# uninstalling mysql



## rae07 (Aug 22, 2006)

i've got a problem. i've install Xampp on my mac all worked but the SQL server. apparently the port clashes with 'existing' mysql server running on my mac. how can i remove this independent version of mysql in the following path 'usr/local/mysql'?


----------



## macworks (Aug 22, 2006)

If you don't need to use the MySQL server, you can simply prevent it from starting up. This should make the port available to other software.

To disable MySQL from starting up, go to /Library/Startup Items and either archive or rename the MySQL item(s) there. Then reboot.
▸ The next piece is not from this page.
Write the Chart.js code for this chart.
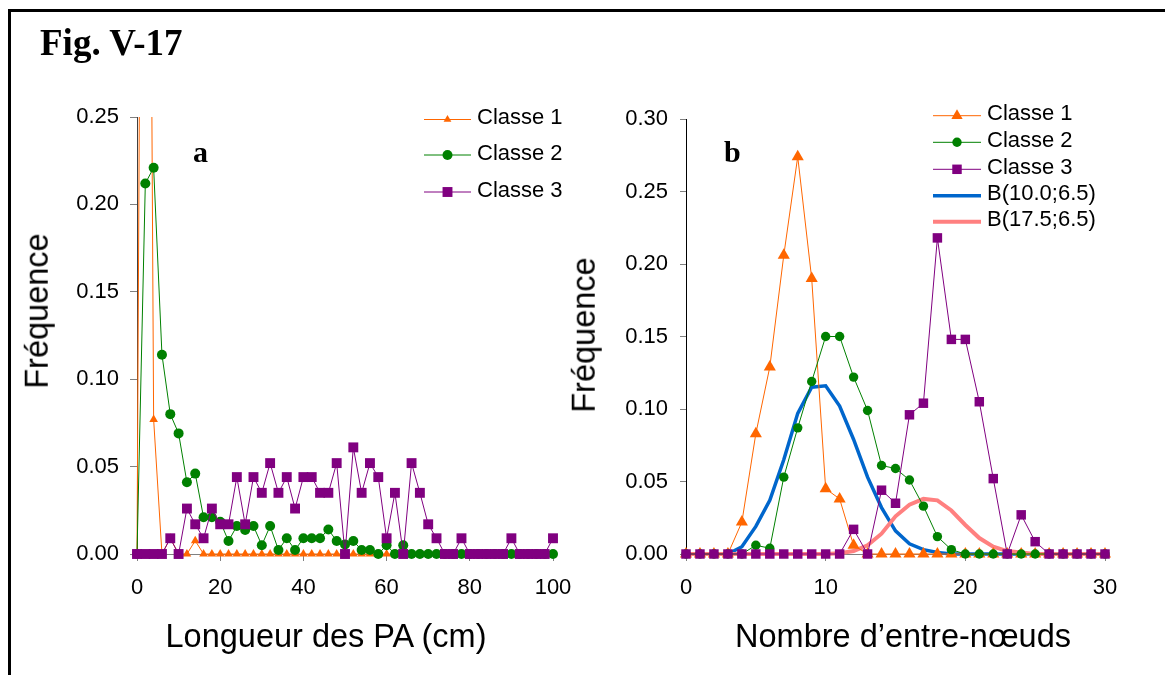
<!DOCTYPE html>
<html><head><meta charset="utf-8">
<script src="https://cdn.jsdelivr.net/npm/chart.js@4.4.0/dist/chart.umd.min.js"></script>
<style>
html,body{margin:0;padding:0;background:#fff;}
body{width:1165px;height:675px;position:relative;overflow:hidden;font-family:'Liberation Sans',Arial,sans-serif;}
#frame{position:absolute;left:8px;top:9px;width:1200px;height:700px;border-left:3px solid #000;border-top:3px solid #000;}
canvas{position:absolute;top:0;}
#c1{left:0;} #c2{left:600px;}
.t{position:absolute;white-space:nowrap;line-height:1;color:#000;}
.fig{left:40px;top:24px;font:bold 37px 'Liberation Serif','Times New Roman',serif;line-height:37px;}
.lab{font:bold 30px 'Liberation Serif','Times New Roman',serif;line-height:30px;top:137px;}
.ax{font-size:32.5px;transform:translate(-50%,-50%);}
.ay{font-size:32.5px;transform:translate(-50%,-50%) rotate(-90deg);}
</style></head>
<body>
<div id="frame"></div>
<canvas id="c1" width="600" height="675"></canvas>
<canvas id="c2" width="565" height="675"></canvas>
<div class="t fig">Fig. V-17</div>
<div class="t lab" style="left:193px;">a</div>
<div class="t lab" style="left:724px;">b</div>
<div class="t ax" style="left:326px;top:636px;">Longueur des PA (cm)</div>
<div class="t ax" style="left:903px;top:636px;">Nombre d’entre-nœuds</div>
<div class="t ay" style="left:37px;top:311px;">Fréquence</div>
<div class="t ay" style="left:584px;top:335px;">Fréquence</div>
<script>
// ---------- data (panel a) ----------
const lenCm = [0,2,4,6,8,10,12,14,16,18,20,22,24,26,28,30,32,34,36,38,40,42,44,46,48,50,52,54,56,58,60,62,64,66,68,70,72,74,76,78,80,82,84,86,88,90,92,94,96,98,100];
const classe1Len = [0,0.906,0.077,0,0.009,0,0,0.0076,0,0,0,0,0,0,0,0,0,0,0,0,0,0,0,0,0,0,0,0,0,0,0,0,0,0,0,0,0,0,0,0,0,0,0,0,0,0,0,0,0,0,0];
const classe2Len = [0,0.212,0.221,0.114,0.080,0.069,0.041,0.046,0.021,0.021,0.0185,0.0074,0.016,0.0137,0.016,0.005,0.016,0.0023,0.009,0.0023,0.009,0.009,0.009,0.014,0.0074,0.0055,0.0074,0.0023,0.0023,0,0.005,0,0.005,0,0,0,0,0,0,0,0,0,0,0,0,0,0,0,0,0,0];
const classe3Len = [0,0,0,0,0.009,0,0.026,0.017,0.009,0.026,0.017,0.017,0.044,0.017,0.044,0.035,0.052,0.035,0.044,0.026,0.044,0.044,0.035,0.035,0.052,0,0.061,0.035,0.052,0.044,0.009,0.035,0,0.052,0.035,0.017,0.009,0,0,0.009,0,0,0,0,0,0.009,0,0,0,0,0.009];
const ticksA = [0,20,40,60,80,100];
// ---------- data (panel b) ----------
const nodes = [0,1,2,3,4,5,6,7,8,9,10,11,12,13,14,15,16,17,18,19,20,21,22,23,24,25,26,27,28,29,30];
const classe1Nodes = [0,0,0,0,0.022,0.083,0.129,0.206,0.274,0.190,0.045,0.038,0.006,0,0,0,0,0,0,0,0,0,0,0,0,0,0,0,0,0,0];
const classe2Nodes = [0,0,0,0,0,0.006,0.004,0.053,0.087,0.119,0.150,0.150,0.122,0.099,0.061,0.059,0.051,0.033,0.012,0.003,0,0,0,0,0,0,0,0,0,0,0];
const classe3Nodes = [0,0,0,0,0,0,0,0,0,0,0,0,0.017,0,0.044,0.035,0.096,0.104,0.218,0.148,0.148,0.105,0.052,0,0.027,0.0085,0,0,0,0,0];
const binom10 = [0,0,0,0,0.005,0.019,0.037,0.065,0.097,0.115,0.116,0.102,0.079,0.053,0.032,0.016,0.007,0.003,0.001,0,0,0,0,0,0,0,0,0,0,0,0];
const binom175 = [0,0,0,0,0,0,0,0,0,0,0,0.0005,0.002,0.006,0.014,0.026,0.034,0.038,0.037,0.030,0.020,0.011,0.005,0.002,0.001,0,0,0,0,0,0];
const ticksB = [0,10,20,30];

const FONT = "'Liberation Sans', Arial, sans-serif";
Chart.defaults.font.family = FONT;
Chart.defaults.color = '#000';
Chart.defaults.animation = false;

const ORANGE = '#FF6600', GREEN = '#008000', PURPLE = '#800080', BLUE = '#0066CC', PINK = '#FF8080';

function pts(xs, ys){ return xs.map((x,i)=>({x:x, y:ys[i]})); }

function marker(ctx, style, r, x, y){
  ctx.beginPath();
  if (style === 'circle') { ctx.arc(x, y, r, 0, Math.PI*2); }
  else if (style === 'rect') { const s = r*Math.SQRT1_2; ctx.rect(x-s, y-s, 2*s, 2*s); }
  else if (style === 'triangle') {
    ctx.moveTo(x, y - r);
    ctx.lineTo(x + r*Math.sin(Math.PI*2/3), y - r*Math.cos(Math.PI*2/3));
    ctx.lineTo(x + r*Math.sin(Math.PI*4/3), y - r*Math.cos(Math.PI*4/3));
    ctx.closePath();
  }
  ctx.fill();
}

const markerLegend = {
  id: 'markerLegend',
  afterDraw(chart, args, o){
    const ctx = chart.ctx;
    ctx.save();
    chart.data.datasets.forEach((ds, i) => {
      const y = o.rows[i];
      ctx.strokeStyle = ds.borderColor;
      ctx.lineWidth = ds.borderWidth;
      ctx.beginPath(); ctx.moveTo(o.x1, y); ctx.lineTo(o.x2, y); ctx.stroke();
      if (ds.pointRadius > 0) {
        ctx.fillStyle = ds.pointBackgroundColor;
        marker(ctx, ds.pointStyle, ds.legendRadius || ds.pointRadius, (o.x1 + o.x2)/2, y);
      }
      ctx.fillStyle = '#000';
      ctx.font = o.fontSize + 'px ' + FONT;
      ctx.textBaseline = 'middle';
      ctx.textAlign = 'left';
      ctx.fillText(ds.label, o.tx, y - 1.5);
    });
    ctx.restore();
  }
};

function axisX(min, max, list, h){
  return {
    type:'linear', min:min, max:max,
    afterBuildTicks(s){ s.ticks = list.map(v=>({value:v})); },
    ticks:{font:{size:22}, padding:14, color:'#000', maxRotation:0, autoSkip:false},
    grid:{drawOnChartArea:false, drawTicks:true, tickLength:7, color:'#808080'},
    border:{display:true, color:'#808080', width:1},
    afterFit(s){ s.height = h; }
  };
}
function axisY(max, w, tl, pad, lineColor){
  return {
    min:0, max:max,
    ticks:{stepSize:0.05, font:{size:22}, padding:pad, color:'#000', callback:v=>Number(v).toFixed(2)},
    grid:{drawOnChartArea:false, drawTicks:true, tickLength:tl, color:'#808080'},
    border:{display:true, color:lineColor, width:1},
    afterFit(s){ s.width = w; }
  };
}

const clipA = {left:12, top:0, right:12, bottom:12};
new Chart(document.getElementById('c1'), {
  type:'line',
  data:{datasets:[
    {label:'Classe 1', data:pts(lenCm, classe1Len), borderColor:ORANGE, pointBackgroundColor:ORANGE, borderWidth:1, pointStyle:'triangle', pointRadius:5, legendRadius:4.5, pointBorderWidth:0, order:3, clip:clipA},
    {label:'Classe 2', data:pts(lenCm, classe2Len), borderColor:GREEN, pointBackgroundColor:GREEN, borderWidth:1, pointStyle:'circle', pointRadius:5, pointBorderWidth:0, order:2, clip:clipA},
    {label:'Classe 3', data:pts(lenCm, classe3Len), borderColor:PURPLE, pointBackgroundColor:PURPLE, borderWidth:1, pointStyle:'rect', pointRadius:7, pointBorderWidth:0, order:1, clip:clipA}
  ]},
  options:{
    responsive:false, animation:false,
    layout:{padding:{left:0, top:117, right:47, bottom:0}},
    plugins:{legend:{display:false}, tooltip:{enabled:false},
      markerLegend:{x1:424, x2:471, tx:477, rows:[119.5,155,192], fontSize:22}},
    scales:{ x:axisX(0,100,ticksA,121), y:axisY(0.25,137,7,11,'#404040') }
  },
  plugins:[markerLegend]
});

const clipB = {left:12, top:12, right:12, bottom:12};
new Chart(document.getElementById('c2'), {
  type:'line',
  data:{datasets:[
    {label:'Classe 1', data:pts(nodes, classe1Nodes), borderColor:ORANGE, pointBackgroundColor:ORANGE, borderWidth:1, pointStyle:'triangle', pointRadius:7, legendRadius:6.5, pointBorderWidth:0, order:3, clip:clipB},
    {label:'Classe 2', data:pts(nodes, classe2Nodes), borderColor:GREEN, pointBackgroundColor:GREEN, borderWidth:1, pointStyle:'circle', pointRadius:4.7, pointBorderWidth:0, order:2, clip:clipB},
    {label:'Classe 3', data:pts(nodes, classe3Nodes), borderColor:PURPLE, pointBackgroundColor:PURPLE, borderWidth:1, pointStyle:'rect', pointRadius:6.7, pointBorderWidth:0, order:1, clip:clipB},
    {label:'B(10.0;6.5)', data:pts(nodes, binom10), borderColor:BLUE, pointBackgroundColor:BLUE, borderWidth:3.5, pointRadius:0, order:5, clip:clipB},
    {label:'B(17.5;6.5)', data:pts(nodes, binom175), borderColor:PINK, pointBackgroundColor:PINK, borderWidth:4, pointRadius:0, order:4, clip:clipB}
  ]},
  options:{
    responsive:false, animation:false,
    layout:{padding:{left:0, top:119, right:60, bottom:0}},
    plugins:{legend:{display:false}, tooltip:{enabled:false},
      markerLegend:{x1:333, x2:381, tx:387, rows:[115.7,142.3,169.3,195.7,221.7], fontSize:22}},
    scales:{ x:axisX(0,30,ticksB,121), y:axisY(0.30,86,6,12,'#000') }
  },
  plugins:[markerLegend]
});
</script>
</body></html>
Otherwise, if you really want to get rid of it altogether, remove the startup items and remove the MySQL folder in /usr/local/. If you're not comfortable with the terminal, choose "Go to Folder" from the "Go" menu in Finder and type in /usr/local and press return. The Finder will open that folder and you can then delete the MySQL folders.

Another option would be to change the port number used by one of the two items. Perhaps Xampp has a preference that allows you to change the port number. If not, you can change MySQL's port number by downloading MySQL administrator software (free) from the MySQL.org web site: http://www.mysql.org/downloads/gui-tools/5.0.html


----------



## rae07 (Aug 27, 2006)

hey! thx a lot for reply!  finally have it done...end up deleting the whole 'usr/local/mysql' folder.

btw...i've tried searching for the folder in 'Finder' but can't seem to locate. had to get into 'Terminal' to delete folder via command. why is it so?


----------



## ElDiabloConCaca (Aug 27, 2006)

Because the Finder only shows a subset of files and directories on your hard drive -- typically, things in /usr/local/ or in /usr/ or any number of other UNIX-standard directories (/etc/, /var/, etc.) don't show up in the Finder because users rarely need graphical access to those places.


----------